Think of an especially active, hands-on orchestra conductor who shuns the podium, roams the orchestra pit, and urges principle musicians from diverse ensembles to play together and realize the score. That’s roughly what happens during stem cell development, except the conductor is a single “master” growth factor receptor, the orchestra pit is the nucleus, the principal musicians and instrumental ensembles are promoters and transcription factors, and the score is, well, ontogenesis itself.

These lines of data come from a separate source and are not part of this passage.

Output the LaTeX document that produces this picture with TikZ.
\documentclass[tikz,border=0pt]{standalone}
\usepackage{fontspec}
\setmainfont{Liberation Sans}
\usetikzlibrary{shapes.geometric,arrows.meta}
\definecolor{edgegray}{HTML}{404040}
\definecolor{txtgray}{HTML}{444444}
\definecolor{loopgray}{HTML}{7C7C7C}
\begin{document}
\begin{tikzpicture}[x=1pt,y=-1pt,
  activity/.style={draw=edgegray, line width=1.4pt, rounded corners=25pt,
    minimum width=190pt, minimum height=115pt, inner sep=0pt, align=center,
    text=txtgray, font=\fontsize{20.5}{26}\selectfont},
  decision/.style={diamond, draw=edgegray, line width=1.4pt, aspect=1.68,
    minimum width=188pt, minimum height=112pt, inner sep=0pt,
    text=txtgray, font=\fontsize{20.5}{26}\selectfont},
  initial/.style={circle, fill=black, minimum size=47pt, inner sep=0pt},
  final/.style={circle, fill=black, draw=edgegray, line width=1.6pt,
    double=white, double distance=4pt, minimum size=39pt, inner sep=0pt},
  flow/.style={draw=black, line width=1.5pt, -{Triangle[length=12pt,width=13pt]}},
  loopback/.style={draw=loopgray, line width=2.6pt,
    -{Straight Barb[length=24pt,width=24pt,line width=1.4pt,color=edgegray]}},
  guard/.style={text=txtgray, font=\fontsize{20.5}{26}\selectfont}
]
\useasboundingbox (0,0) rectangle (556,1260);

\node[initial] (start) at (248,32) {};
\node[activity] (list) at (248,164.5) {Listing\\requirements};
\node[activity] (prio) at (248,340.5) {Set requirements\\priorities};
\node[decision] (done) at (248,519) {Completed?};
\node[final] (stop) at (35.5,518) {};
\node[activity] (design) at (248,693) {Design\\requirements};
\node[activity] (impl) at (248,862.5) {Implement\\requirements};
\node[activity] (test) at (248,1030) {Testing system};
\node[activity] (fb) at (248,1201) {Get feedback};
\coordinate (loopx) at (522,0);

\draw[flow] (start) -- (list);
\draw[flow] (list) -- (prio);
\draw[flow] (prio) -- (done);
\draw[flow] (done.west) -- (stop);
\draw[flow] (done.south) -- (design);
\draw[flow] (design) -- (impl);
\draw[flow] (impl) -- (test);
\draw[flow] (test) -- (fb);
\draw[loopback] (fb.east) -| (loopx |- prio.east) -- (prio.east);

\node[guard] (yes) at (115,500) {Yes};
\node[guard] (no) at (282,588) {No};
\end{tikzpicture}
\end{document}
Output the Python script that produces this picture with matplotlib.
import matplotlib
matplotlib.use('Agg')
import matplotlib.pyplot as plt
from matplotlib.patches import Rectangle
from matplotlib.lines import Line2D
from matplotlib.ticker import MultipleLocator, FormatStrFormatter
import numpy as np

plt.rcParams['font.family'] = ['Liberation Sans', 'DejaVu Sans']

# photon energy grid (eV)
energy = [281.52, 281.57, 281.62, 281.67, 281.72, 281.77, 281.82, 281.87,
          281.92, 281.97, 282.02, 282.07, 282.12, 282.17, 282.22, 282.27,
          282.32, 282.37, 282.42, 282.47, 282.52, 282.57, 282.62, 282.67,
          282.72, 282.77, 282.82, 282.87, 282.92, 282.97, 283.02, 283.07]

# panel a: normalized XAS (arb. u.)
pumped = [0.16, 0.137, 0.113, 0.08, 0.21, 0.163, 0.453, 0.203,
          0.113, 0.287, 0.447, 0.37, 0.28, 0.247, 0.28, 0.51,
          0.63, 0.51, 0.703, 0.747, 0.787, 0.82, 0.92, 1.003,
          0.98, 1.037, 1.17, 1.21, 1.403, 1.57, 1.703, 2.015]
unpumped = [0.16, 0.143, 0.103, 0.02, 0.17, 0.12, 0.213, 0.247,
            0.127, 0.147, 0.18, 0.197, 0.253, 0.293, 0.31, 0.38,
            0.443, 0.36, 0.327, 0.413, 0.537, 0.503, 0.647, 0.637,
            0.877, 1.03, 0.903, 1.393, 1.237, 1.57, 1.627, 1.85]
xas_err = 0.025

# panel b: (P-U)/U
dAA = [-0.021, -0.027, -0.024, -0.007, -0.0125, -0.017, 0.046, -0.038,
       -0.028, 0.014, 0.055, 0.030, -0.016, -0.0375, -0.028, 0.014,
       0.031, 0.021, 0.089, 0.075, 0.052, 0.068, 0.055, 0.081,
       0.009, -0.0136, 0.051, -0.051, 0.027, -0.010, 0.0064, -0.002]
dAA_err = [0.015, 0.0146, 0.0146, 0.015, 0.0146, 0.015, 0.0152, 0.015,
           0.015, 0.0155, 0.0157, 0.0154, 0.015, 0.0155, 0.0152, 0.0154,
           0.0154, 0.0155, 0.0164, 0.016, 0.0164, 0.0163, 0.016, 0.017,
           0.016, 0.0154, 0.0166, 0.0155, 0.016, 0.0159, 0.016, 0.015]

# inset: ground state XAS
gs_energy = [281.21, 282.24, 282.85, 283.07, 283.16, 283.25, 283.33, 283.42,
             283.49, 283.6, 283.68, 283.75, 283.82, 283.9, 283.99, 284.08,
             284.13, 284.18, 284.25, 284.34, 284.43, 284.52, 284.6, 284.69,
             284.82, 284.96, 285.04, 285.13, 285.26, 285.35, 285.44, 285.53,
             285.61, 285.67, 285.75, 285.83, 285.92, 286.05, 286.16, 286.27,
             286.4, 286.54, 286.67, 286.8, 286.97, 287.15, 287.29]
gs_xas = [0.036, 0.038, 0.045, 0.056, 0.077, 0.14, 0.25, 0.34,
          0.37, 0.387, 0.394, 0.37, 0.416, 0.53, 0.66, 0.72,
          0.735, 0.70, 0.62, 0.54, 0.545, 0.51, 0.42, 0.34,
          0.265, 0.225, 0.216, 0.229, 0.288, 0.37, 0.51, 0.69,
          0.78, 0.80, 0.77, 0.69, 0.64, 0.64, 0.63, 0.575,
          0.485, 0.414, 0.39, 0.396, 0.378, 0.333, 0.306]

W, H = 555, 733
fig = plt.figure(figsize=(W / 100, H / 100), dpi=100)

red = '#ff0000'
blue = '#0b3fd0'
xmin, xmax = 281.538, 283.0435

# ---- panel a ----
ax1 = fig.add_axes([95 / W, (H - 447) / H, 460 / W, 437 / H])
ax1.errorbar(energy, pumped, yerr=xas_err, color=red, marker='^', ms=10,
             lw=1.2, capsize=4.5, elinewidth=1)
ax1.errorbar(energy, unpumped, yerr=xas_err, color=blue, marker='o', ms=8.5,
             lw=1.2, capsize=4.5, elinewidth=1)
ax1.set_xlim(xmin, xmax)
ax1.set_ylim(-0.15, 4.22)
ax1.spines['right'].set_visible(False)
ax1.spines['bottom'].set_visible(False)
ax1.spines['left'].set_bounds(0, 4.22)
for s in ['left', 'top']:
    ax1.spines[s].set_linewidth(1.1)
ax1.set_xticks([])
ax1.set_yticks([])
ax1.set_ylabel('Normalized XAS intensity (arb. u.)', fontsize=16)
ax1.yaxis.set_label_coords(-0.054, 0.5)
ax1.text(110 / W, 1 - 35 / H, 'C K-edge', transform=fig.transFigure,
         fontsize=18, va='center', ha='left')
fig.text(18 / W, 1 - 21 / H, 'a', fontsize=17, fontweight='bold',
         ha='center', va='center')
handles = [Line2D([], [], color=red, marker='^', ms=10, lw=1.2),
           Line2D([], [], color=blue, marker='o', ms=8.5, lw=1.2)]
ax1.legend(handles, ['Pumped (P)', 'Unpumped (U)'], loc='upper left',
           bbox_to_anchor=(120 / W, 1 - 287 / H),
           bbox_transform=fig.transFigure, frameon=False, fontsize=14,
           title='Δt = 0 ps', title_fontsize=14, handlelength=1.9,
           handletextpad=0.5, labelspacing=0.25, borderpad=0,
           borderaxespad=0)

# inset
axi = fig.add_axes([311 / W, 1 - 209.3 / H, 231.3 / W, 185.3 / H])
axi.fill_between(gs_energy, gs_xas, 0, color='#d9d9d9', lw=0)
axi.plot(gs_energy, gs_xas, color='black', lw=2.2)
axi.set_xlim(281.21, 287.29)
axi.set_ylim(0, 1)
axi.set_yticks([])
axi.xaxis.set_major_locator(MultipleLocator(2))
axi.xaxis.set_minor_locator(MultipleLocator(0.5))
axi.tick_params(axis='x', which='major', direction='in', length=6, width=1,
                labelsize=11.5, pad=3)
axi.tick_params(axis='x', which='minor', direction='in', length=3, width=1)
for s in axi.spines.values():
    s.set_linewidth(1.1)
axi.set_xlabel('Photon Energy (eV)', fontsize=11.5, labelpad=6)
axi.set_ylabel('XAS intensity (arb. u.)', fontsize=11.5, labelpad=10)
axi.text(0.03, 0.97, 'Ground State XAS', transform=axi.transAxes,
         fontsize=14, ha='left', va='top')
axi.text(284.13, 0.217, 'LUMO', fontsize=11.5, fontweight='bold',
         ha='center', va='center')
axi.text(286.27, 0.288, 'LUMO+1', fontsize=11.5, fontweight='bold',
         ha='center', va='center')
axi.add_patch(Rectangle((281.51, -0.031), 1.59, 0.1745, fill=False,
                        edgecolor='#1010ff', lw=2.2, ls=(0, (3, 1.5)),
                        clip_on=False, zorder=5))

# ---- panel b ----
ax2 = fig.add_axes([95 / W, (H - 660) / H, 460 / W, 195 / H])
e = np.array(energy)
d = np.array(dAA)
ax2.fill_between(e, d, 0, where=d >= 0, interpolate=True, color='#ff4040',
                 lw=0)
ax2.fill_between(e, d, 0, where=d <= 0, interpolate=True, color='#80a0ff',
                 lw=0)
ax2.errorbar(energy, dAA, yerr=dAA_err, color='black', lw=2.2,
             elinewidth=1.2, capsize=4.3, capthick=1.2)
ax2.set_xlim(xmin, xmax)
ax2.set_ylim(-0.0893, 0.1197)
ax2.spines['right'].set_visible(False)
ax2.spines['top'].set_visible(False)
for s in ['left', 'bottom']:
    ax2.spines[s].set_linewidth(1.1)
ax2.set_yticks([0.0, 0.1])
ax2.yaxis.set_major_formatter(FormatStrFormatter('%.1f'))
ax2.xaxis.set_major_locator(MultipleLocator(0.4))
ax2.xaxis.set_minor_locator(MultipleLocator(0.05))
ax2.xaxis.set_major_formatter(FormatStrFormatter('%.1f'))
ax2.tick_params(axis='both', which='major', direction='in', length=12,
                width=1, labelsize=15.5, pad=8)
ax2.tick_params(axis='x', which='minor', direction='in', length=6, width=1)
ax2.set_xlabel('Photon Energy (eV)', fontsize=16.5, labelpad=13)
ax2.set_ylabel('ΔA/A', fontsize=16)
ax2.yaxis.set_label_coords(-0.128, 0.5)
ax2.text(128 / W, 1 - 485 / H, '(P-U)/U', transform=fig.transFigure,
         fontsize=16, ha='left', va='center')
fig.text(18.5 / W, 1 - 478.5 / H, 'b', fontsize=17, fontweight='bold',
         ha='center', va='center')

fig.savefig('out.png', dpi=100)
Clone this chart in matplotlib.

The master growth factor is nuclear Fibroblast Growth Factor Receptor 1 (nFGFR1). It has been known to govern gastrulation, the formation of the three-layered embryonic structure that occurs early in development. And it is known to play a major role in the development of the central and peripheral nervous systems and the development of the body’s major system’s including muscles and bones.

Exactly how nFGFR1 accomplishes all these tasks, however, hasn’t been clear. But now scientists at the University of Buffalo (UB) have found that nFGFR1 orchestrates the entire genomic orchestra. In doing so, the scientists, led by Michal K. Stachowiak, Ph.D., are challenging a long-held supposition that specific types of growth factors only function at a cell’s surface. According to Dr. Stachowiak and his colleagues, their work confirms that growth factors also operate from within the nucleus.

A more advanced understanding of how organisms form, based on this work, has the potential to significantly enhance the understanding and treatment of cancers, which result from uncontrolled development as well as congenital diseases, the UB scientists say. The new research also will contribute to the understanding of how stem cells work.

The UB scientists’ findings appeared April 29 in PLOS ONE, in an article entitled, “Global Developmental Gene Programing Involves a Nuclear Form of Fibroblast Growth Factor Receptor-1 (FGFR1).” The article describes how UB scientists used genome-wide sequencing and loss- and gain-of-function experiments to reveal how nFGFR1 regulates gene expression. The UB scientists used pluripotent embryonic stem cells from mice, and observed how nFGFR1 made it possible for them to differentiate into neuronal cells in response to retinoic acid.

“The present study establishes nFGFR1 as a global factor that controls the genome by binding the promoters of thousands of genes, and consensus DNA sequences of diverse [transcription factor] families,” wrote the authors. “As such, it identifies a previously unknown, multifaceted form of control of major ontogenic pathways and gene networks.”

“nFGFR1 targets genes on all mouse chromosomes in a nonrandom manner, and has a distribution similar to those of two established nFGFR1 partner [transcription factors]: RXR and Nur77,” the authors continued. “Like the binding sites of RXR and Nur77, those of nFGFR1 were present throughout the genome, but most highly concentrated within regulatory regions.”

“We’ve known that the human body has almost 30,000 genes that must be controlled by thousands of transcription factors that bind to those genes, yet we didn't understand how the activities of genes were coordinated so that they properly develop into an organism,” Dr. Stachowiak said. “Now we think we have discovered what may be the most important player, which organizes this cacophony of genes into a symphony of biological development with logical pathways and circuits.”

The UB team determined that nFGFR1 not only binds to genes that make neurons and muscles, it aslo binds TP 53, an oncogene that is involved in a number of common cancers.

Other studies in Dr. Stachowiak's laboratory demonstrate that similar interactions take place in the human genome, controlling function and possibly underlying diseases such as schizophrenia. Targeting of nFGFR1 may allow for the reactivation of neural development in the adult brain in preclinical studies and thus, Dr. Stachowiak notes, may offer unprecedented opportunity for regenerative medicine. Nuclear accumulation of nuclear FGFR1 may be altered in some cancer cells, and thus could become a focus in cancer therapy, he added.

“This seminal discovery,” Dr. Stachowiak concluded, “lends new perspectives to the origin, nature and treatment of a variety of human diseases.”